Records from a data source:
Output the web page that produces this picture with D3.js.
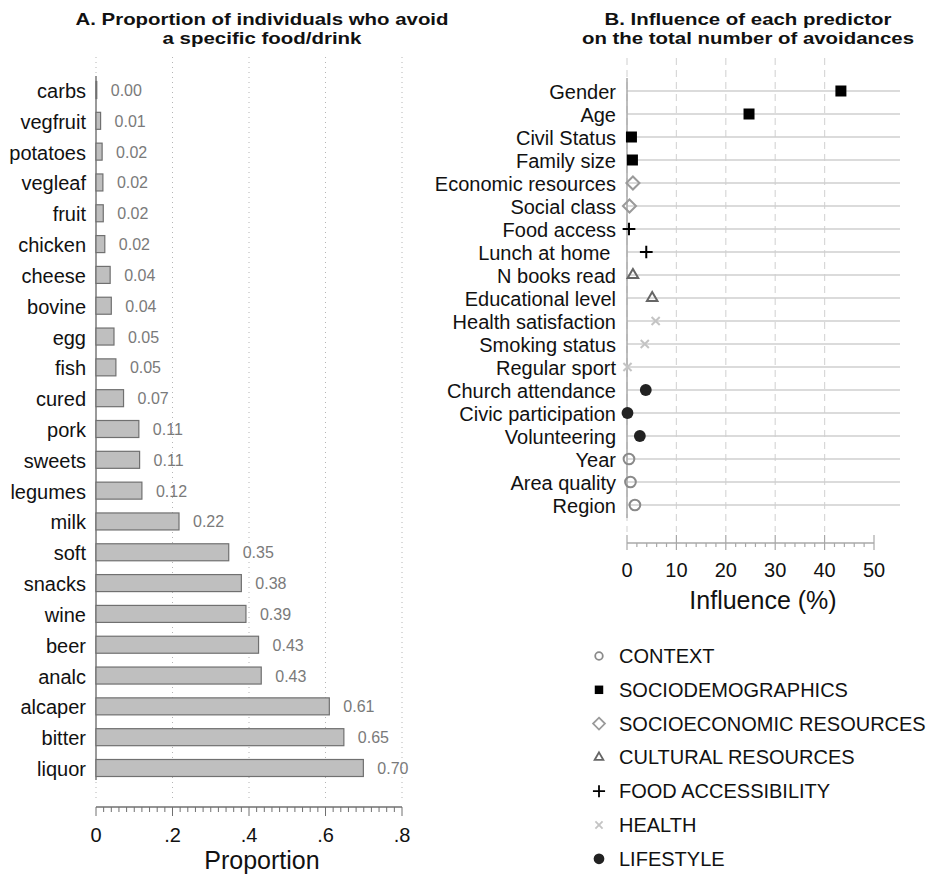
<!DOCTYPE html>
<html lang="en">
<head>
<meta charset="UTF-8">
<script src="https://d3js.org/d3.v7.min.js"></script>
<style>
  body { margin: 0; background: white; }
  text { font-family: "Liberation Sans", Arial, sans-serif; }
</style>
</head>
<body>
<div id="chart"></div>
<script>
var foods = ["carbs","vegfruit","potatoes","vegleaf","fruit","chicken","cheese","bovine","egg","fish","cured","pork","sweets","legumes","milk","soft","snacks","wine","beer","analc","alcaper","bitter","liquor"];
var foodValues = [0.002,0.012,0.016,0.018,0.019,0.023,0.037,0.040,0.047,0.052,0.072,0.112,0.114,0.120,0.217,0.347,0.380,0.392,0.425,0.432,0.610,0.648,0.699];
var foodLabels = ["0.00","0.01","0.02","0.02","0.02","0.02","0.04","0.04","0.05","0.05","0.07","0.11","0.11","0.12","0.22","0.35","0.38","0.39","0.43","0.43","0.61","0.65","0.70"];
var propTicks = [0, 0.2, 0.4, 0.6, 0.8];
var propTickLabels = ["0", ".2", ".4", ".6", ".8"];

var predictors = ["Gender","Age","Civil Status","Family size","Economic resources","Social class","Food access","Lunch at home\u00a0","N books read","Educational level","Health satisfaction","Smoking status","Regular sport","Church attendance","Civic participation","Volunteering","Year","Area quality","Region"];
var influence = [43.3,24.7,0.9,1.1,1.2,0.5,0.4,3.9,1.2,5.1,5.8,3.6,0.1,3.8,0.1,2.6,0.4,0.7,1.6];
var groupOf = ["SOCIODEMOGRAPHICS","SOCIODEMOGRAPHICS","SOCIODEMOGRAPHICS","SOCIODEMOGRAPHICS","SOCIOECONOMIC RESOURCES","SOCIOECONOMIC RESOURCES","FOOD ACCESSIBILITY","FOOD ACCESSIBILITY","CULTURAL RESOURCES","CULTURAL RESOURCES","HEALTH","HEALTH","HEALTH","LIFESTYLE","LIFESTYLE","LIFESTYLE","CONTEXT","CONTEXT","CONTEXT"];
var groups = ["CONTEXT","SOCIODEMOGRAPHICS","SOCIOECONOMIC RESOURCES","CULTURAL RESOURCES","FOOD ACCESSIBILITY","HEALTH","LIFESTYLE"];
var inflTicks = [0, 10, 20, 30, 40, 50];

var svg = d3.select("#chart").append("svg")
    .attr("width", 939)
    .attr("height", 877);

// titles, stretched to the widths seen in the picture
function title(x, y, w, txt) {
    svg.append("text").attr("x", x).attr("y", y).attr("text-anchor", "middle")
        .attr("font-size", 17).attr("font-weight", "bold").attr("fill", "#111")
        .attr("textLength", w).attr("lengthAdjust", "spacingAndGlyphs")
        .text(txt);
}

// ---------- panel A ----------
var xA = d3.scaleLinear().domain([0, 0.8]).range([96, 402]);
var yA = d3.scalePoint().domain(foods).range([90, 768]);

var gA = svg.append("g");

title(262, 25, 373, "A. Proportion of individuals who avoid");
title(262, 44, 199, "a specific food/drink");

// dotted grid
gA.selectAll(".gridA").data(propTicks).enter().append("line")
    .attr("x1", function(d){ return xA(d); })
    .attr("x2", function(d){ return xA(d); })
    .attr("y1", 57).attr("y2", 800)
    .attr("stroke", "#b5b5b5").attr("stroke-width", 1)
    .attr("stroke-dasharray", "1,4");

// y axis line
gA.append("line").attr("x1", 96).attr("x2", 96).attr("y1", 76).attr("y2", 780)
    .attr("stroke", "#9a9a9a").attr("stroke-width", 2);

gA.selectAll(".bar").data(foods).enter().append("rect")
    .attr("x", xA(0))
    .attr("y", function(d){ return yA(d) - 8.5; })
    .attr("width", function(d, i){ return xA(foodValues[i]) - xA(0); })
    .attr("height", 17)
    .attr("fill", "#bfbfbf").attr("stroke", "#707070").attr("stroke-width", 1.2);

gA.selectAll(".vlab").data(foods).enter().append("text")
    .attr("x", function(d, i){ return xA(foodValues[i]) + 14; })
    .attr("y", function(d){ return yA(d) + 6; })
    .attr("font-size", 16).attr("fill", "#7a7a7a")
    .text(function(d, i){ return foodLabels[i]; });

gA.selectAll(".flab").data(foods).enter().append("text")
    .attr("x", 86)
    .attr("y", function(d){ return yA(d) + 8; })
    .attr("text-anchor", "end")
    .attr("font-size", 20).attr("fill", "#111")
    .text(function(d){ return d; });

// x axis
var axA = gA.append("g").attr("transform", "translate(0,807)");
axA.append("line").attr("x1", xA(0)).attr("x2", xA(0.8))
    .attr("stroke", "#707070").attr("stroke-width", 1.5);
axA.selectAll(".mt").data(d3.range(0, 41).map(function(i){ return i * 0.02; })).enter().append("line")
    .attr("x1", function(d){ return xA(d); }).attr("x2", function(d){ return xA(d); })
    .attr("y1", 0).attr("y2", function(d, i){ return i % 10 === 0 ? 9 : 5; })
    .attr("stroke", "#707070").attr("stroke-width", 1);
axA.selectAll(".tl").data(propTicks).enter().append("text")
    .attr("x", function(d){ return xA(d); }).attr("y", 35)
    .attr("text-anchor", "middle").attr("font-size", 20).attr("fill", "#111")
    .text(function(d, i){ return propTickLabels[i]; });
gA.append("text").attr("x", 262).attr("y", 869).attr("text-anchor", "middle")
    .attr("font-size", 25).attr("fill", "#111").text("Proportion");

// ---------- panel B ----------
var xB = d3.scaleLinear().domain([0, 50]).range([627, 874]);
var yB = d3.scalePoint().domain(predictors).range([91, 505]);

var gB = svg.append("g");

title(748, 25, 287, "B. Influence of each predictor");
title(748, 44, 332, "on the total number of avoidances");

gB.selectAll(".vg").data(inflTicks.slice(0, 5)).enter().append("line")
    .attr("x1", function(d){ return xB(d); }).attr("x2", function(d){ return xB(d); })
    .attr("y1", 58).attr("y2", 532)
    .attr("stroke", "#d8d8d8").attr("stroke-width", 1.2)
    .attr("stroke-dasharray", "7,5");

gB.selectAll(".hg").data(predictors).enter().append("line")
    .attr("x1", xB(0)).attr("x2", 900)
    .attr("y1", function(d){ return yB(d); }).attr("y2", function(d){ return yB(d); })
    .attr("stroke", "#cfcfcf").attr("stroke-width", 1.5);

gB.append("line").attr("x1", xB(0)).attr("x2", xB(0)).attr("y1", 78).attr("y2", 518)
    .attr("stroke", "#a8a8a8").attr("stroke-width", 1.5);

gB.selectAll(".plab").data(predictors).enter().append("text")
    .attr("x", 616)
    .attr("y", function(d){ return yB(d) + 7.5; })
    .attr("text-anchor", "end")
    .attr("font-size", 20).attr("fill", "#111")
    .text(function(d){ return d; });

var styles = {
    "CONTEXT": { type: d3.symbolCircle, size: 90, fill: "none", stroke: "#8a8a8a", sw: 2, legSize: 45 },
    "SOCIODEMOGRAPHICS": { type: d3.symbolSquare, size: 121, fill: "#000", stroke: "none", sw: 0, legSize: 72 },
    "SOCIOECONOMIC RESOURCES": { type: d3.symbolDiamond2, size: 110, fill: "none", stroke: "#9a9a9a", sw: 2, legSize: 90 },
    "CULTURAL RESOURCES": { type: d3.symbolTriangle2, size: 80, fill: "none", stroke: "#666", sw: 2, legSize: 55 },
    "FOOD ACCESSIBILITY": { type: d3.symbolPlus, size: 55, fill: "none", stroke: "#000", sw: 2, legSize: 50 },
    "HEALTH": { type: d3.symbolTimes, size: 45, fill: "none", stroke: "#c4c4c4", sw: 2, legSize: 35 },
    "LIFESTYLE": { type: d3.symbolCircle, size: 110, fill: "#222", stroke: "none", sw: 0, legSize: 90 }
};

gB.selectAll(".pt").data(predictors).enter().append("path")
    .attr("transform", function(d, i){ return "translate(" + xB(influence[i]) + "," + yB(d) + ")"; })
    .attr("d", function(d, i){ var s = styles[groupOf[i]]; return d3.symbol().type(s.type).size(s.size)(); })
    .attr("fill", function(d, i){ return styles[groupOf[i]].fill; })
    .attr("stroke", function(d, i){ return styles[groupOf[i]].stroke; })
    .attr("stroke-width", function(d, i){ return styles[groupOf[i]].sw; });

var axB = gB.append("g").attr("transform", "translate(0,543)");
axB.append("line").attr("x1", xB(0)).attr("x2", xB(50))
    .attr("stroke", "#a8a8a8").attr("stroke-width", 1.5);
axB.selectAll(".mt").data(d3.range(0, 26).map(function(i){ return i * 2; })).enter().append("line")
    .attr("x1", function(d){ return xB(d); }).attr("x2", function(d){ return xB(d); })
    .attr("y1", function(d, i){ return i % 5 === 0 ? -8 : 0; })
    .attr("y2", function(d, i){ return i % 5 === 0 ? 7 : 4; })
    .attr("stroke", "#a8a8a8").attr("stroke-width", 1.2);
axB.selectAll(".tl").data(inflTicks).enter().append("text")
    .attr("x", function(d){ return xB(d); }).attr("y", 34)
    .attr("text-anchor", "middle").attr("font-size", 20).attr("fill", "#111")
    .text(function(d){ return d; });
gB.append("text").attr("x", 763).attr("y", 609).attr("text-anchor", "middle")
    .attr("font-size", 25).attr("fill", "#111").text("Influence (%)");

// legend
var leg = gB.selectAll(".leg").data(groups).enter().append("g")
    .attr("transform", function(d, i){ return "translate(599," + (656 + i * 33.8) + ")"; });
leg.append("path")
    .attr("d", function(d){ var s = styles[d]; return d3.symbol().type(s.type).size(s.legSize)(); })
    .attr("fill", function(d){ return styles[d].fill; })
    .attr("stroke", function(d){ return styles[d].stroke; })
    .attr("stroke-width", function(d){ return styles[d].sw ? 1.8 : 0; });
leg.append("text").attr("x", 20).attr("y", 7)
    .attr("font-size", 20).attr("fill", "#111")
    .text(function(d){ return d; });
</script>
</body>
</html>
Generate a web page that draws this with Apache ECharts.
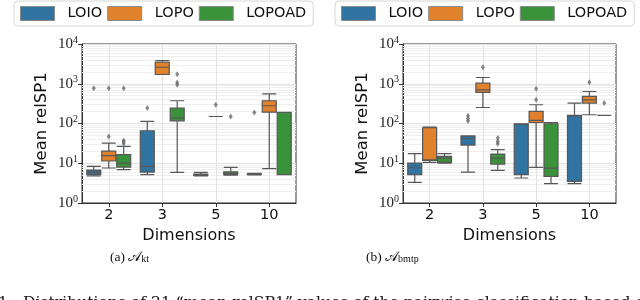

▶ Stated task: Pull every line containing the word "with" out of the material.

▶ Task answer:
Output the web page that produces this picture with D3.js.
Generate a web page that draws this with Apache ECharts.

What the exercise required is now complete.